The reason the tags are free and non-transferable is because that is how the Department of Wildlife and Fisheries keeps controls on how many gators are hunted and from where. The reason Landry passes campaign funds through a recreational hunting business he owns in order to skirt those laws is because he's raising tons more cash networking with other Republicans he invites to a gator hunt adventure weekend.

Landry has been hosting political fundraisers at the “camp” since 2011, the first year of his one and only term in Congress. Perhaps ironically, the event didn’t begin drawing significant attention until 2014. That year, a young congressman from Indiana named Todd Rokita took some heat back home when he turned up at the $5,000-a-head fundraiser in the thick of his own reelection campaign.

“Our little crew brought $30,000 for Jeff Landry from Indiana, because we believe he’s good for the country,” Rokita, who is currently serving as Indiana’s attorney general, boasted to Melinda Deslatte of the Associated Press. He wasn’t the only one of Landry’s former colleagues to make the pilgrimage. Then-House Majority Leader Kevin McCarthy showed up as well.

The gator hunt quickly earned a spot on Team Trump’s calendar.
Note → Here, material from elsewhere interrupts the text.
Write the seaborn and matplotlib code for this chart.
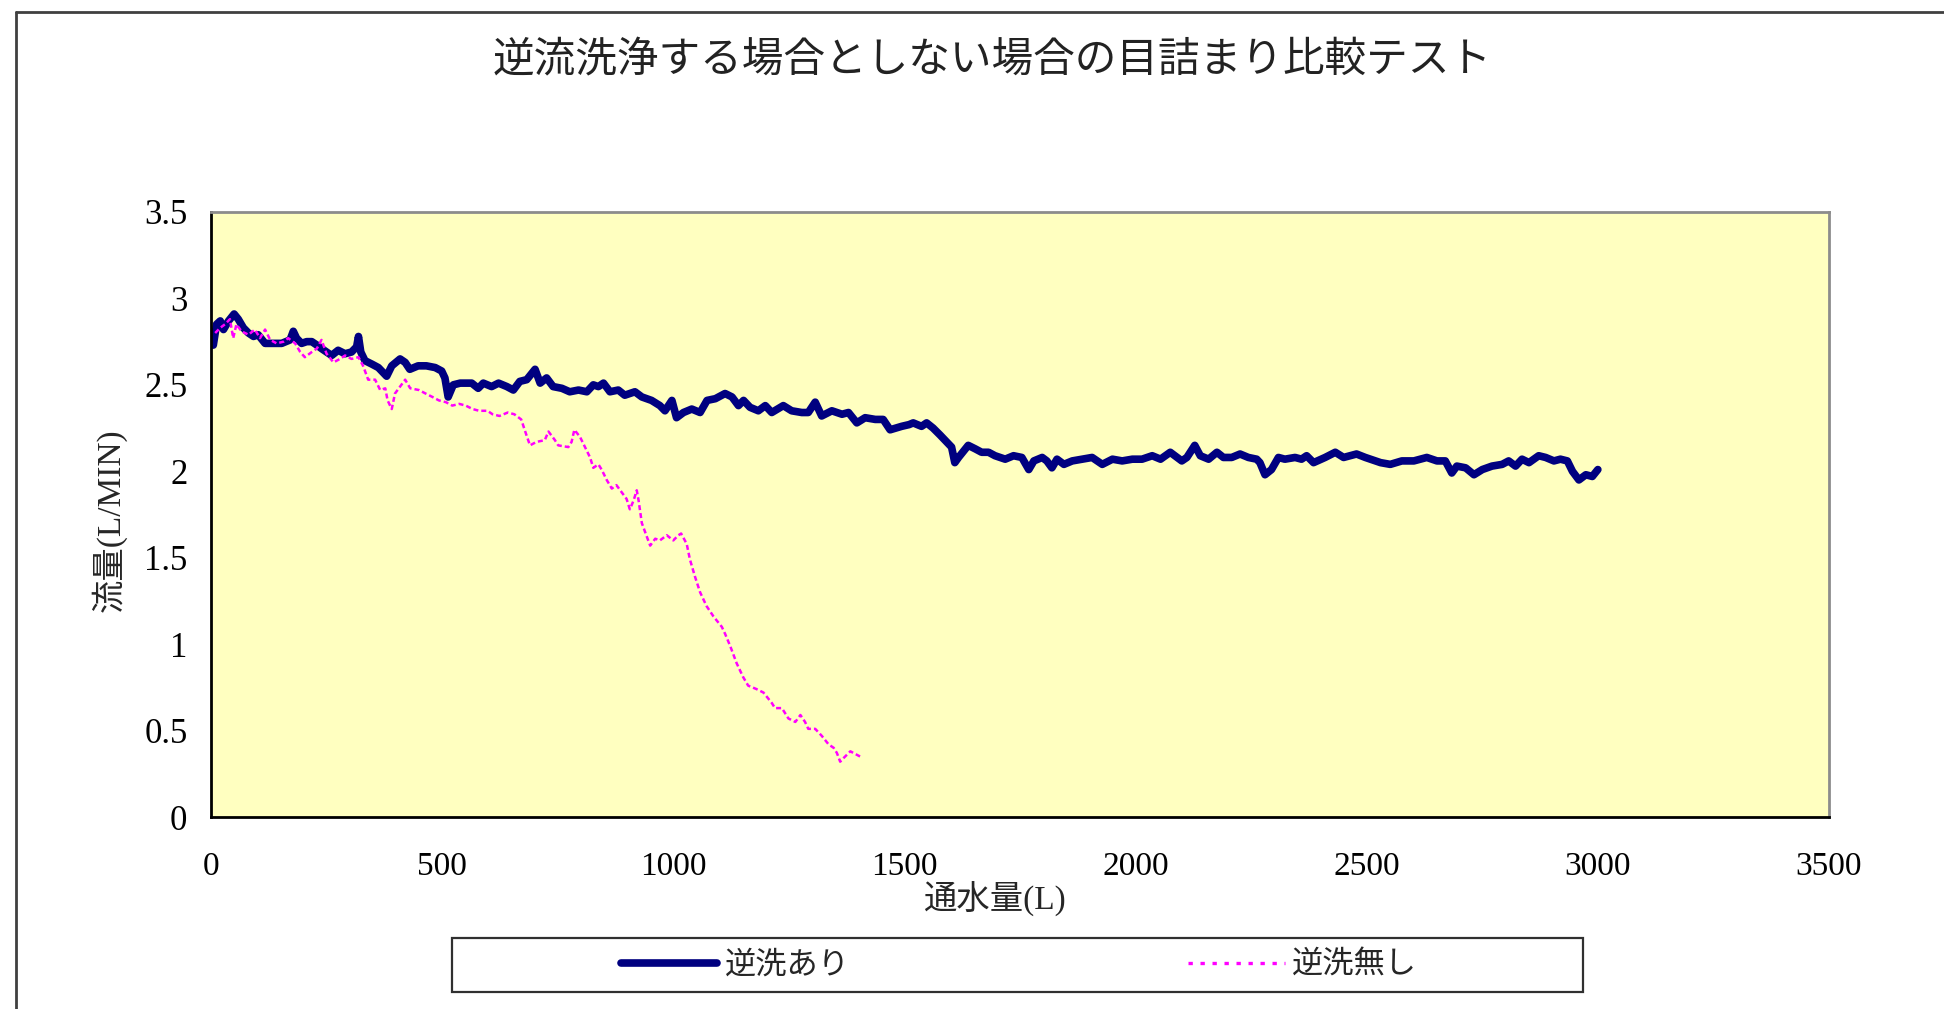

Don Jr. and his girlfriend Kimberly Guilfoyle turned up in 2019, as did Citizens United chairman and former Trump deputy campaign manager David Bossie and former Florida attorney general Pam Bondi.

Landry is already sending out Save the Date reminders for this year’s gator hunt, the 11th annual, which is set for Sept. 9 through Sept. 11. He’s also soliciting corporate sponsorships.

Pretty funny. But it's hardly the most egregious of Landry's several unethical business arrangements only the most.. um.. exotically themed.  And it's apparently been quite a successful little racket he's had going for over a decade now. It certainly gets attention from his rivals, anyway.  Here's a photo John Bel shared the same weekend that Landry had Don Jr. up at the "camp.



I guess we can read that as trolling, in a way? Although it also seems oddly competitive, maybe even pathetic.  I'm not sure the correct response to Landry's big gross corporate trophy hunt is, "Hello, I also kill these animals for sport, don't you know!"  

Of course, it could always be worse

BATON ROUGE, La. (WAFB) - Pastor Tony Spell from Life Tabernacle Church in Central has been cited for alligator hunting violations back on June 5, 2021. According to a release from Louisiana Wild Life and Fisheries, agents received information about Spell posting photos to social media about an alligator he had shot behind his church.

I'm not exactly an expert but Spell's gator appears to be a juvenile, maybe? Maybe I'm wrong. This says it's 6 feet long. 

Agents responded to the scene where they found the pastor in possession of a 6-foot alligator.

Alligator hunting season does not open until September 1.

Killing an alligator during a closed season and without a tag brings a $400 to $950 fine and up to 120 days in jail for each offense.

Spell also faces civil restitution totaling $375.80 for the replacement value of the illegally taken alligator according to agents.

Anyway, I'm sure they'll have no trouble at all getting the fine out of that guy.